A threat actor operating under the alias “888” has posted a listing on a prominent cybercrime forum claiming to have stolen roughly 35 GB of data from Accenture, the global IT services and consulting giant. The listing, dated July 6, 2026, states that the breach occurred earlier this month and resulted in the theft of proprietary source code alongside a cache of sensitive credentials, raising fresh concerns about supply-chain exposure at one of the world’s largest technology consultancies.
What the Attacker Claims to Have Stolen
According to the forum post, the compromised material spans source code repositories, RSA keys, SSH keys, Azure Personal Access Tokens (PATs), Azure Storage Access Keys, and assorted configuration files. The actor is offering the data as a “One Time Sale,” demanding payment exclusively in Monero (XMR) — a privacy-focused cryptocurrency frequently used on underground marketplaces to obscure the money trail. No public price has been disclosed so far.

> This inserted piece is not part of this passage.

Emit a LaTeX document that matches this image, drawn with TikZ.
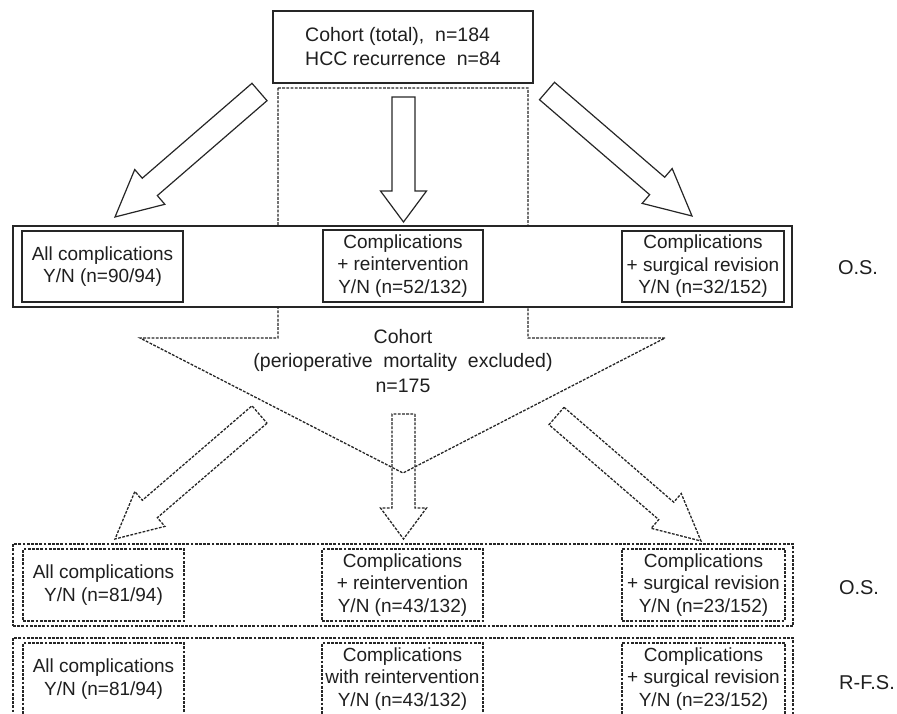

To lend credibility to the listing, “888” reportedly shared samples demonstrating access to a private repository, though the full scope of the exposed data remains unverified by independent researchers. Notably, this is not the actor’s first alleged run at Accenture: the same alias claimed an earlier, unverified breach in 2024 that Accenture publicly disputed at the time.
Accenture’s Response
Accenture has confirmed that a breach occurred but has stopped short of validating the specific scope or data types cited by the threat actor. In a statement to BleepingComputer, the company said: “We are aware of this isolated matter, and we have remediated its source. There is no impact to Accenture operations and service delivery.”
Security researchers are advising caution, noting that claims made on cybercrime forums — particularly volume figures and data-type inventories — should be treated as unconfirmed until forensic evidence or an actual data sample leak provides stronger corroboration. Still, the credential types referenced in the listing are consistent with what a real Azure DevOps compromise would expose.
Why Credential Exposure Is the Real Risk
Source code theft alone is concerning for intellectual-property reasons, but the presence of live-looking credentials is what elevates this incident. RSA and SSH keys, along with Azure PATs and Storage Access Keys, can potentially be reused to pivot into connected systems, access cloud storage, or impersonate legitimate services if they were not rotated quickly after discovery. For a company the size of Accenture, which maintains deep technical integrations with countless enterprise clients, even a contained breach can have ripple effects across its customer base if shared tooling or credentials were involved.
Recommended Actions for Security Teams
Organizations that use Azure DevOps, or that maintain any vendor relationship with large consultancies, should treat this disclosure as a prompt to review their own exposure. Recommended steps include:
- Audit and rotate any Azure Personal Access Tokens and Storage Access Keys that may have been shared with or generated by third-party contractors.
- Review repository access logs for anomalous clone, download, or authentication activity tied to service accounts.
- Enforce short-lived, scoped credentials rather than long-lived PATs wherever possible.
- Monitor cybercrime forums and breach-notification feeds for any data samples that could confirm or refute the scope of the claimed theft.
- Validate that RSA/SSH key pairs used in CI/CD pipelines are unique per environment and not reused across production and development.
The Bigger Picture
This incident underscores a recurring theme in 2026: attackers are increasingly targeting the software supply chain rather than end targets directly, because a single compromised consultancy or vendor can provide a foothold into dozens of downstream organizations. Until Accenture or independent researchers confirm the scope of the breach, the safest posture for partner organizations is to assume some credential exposure and act accordingly.